Short task: Transcribe the material exactly. Images do not belong in the copy.

───── Data section ─────

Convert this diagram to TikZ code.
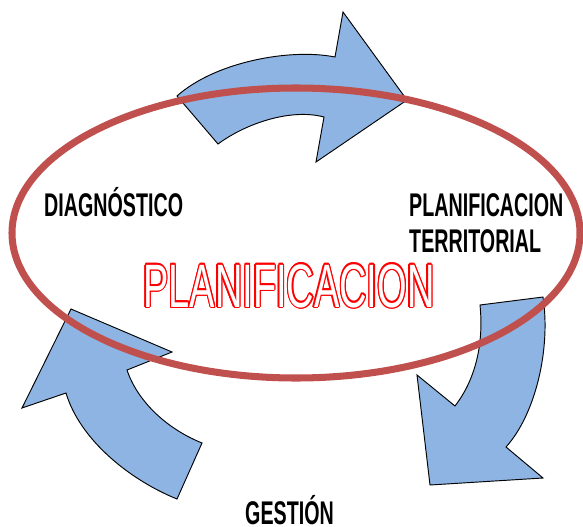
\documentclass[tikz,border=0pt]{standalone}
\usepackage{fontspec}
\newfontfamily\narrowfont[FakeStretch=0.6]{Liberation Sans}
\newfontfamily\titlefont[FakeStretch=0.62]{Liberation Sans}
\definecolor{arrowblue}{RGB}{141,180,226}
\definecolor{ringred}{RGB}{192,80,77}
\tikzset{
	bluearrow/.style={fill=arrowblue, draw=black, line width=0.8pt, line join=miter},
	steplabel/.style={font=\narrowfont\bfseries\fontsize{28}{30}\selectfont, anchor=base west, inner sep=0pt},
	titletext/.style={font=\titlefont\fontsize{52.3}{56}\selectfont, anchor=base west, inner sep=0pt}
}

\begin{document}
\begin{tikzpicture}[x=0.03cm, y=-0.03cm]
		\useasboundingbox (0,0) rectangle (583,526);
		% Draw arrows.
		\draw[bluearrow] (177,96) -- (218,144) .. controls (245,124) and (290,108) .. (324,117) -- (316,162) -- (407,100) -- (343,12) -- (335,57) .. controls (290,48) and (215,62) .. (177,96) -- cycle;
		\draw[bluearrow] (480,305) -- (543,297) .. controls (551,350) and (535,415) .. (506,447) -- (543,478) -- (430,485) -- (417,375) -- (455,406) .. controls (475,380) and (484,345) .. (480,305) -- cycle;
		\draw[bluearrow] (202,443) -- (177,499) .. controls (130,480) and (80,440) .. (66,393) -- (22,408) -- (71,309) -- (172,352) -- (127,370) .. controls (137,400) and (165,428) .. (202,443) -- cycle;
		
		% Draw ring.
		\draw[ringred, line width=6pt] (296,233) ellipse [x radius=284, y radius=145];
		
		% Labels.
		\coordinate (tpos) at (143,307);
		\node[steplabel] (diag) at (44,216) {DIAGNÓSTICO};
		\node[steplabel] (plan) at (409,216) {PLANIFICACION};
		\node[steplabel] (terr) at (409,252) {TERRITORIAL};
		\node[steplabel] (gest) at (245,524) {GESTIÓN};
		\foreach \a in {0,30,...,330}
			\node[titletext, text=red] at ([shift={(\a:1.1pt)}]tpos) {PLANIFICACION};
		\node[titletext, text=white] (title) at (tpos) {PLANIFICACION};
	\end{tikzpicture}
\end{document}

─────

Solution:
Convert this diagram to TikZ code.
\documentclass[tikz,border=0pt]{standalone}
\usepackage{fontspec}
\newfontfamily\narrowfont[FakeStretch=0.6]{Liberation Sans}
\newfontfamily\titlefont[FakeStretch=0.62]{Liberation Sans}
\definecolor{arrowblue}{RGB}{141,180,226}
\definecolor{ringred}{RGB}{192,80,77}
\tikzset{
	bluearrow/.style={fill=arrowblue, draw=black, line width=0.8pt, line join=miter},
	steplabel/.style={font=\narrowfont\bfseries\fontsize{28}{30}\selectfont, anchor=base west, inner sep=0pt},
	titletext/.style={font=\titlefont\fontsize{52.3}{56}\selectfont, anchor=base west, inner sep=0pt}
}

\begin{document}
\begin{tikzpicture}[x=0.03cm, y=-0.03cm]
		\useasboundingbox (0,0) rectangle (583,526);
		% Draw arrows.
		\draw[bluearrow] (177,96) -- (218,144) .. controls (245,124) and (290,108) .. (324,117) -- (316,162) -- (407,100) -- (343,12) -- (335,57) .. controls (290,48) and (215,62) .. (177,96) -- cycle;
		\draw[bluearrow] (480,305) -- (543,297) .. controls (551,350) and (535,415) .. (506,447) -- (543,478) -- (430,485) -- (417,375) -- (455,406) .. controls (475,380) and (484,345) .. (480,305) -- cycle;
		\draw[bluearrow] (202,443) -- (177,499) .. controls (130,480) and (80,440) .. (66,393) -- (22,408) -- (71,309) -- (172,352) -- (127,370) .. controls (137,400) and (165,428) .. (202,443) -- cycle;
		
		% Draw ring.
		\draw[ringred, line width=6pt] (296,233) ellipse [x radius=284, y radius=145];
		
		% Labels.
		\coordinate (tpos) at (143,307);
		\node[steplabel] (diag) at (44,216) {DIAGNÓSTICO};
		\node[steplabel] (plan) at (409,216) {PLANIFICACION};
		\node[steplabel] (terr) at (409,252) {TERRITORIAL};
		\node[steplabel] (gest) at (245,524) {GESTIÓN};
		\foreach \a in {0,30,...,330}
			\node[titletext, text=red] at ([shift={(\a:1.1pt)}]tpos) {PLANIFICACION};
		\node[titletext, text=white] (title) at (tpos) {PLANIFICACION};
	\end{tikzpicture}
\end{document}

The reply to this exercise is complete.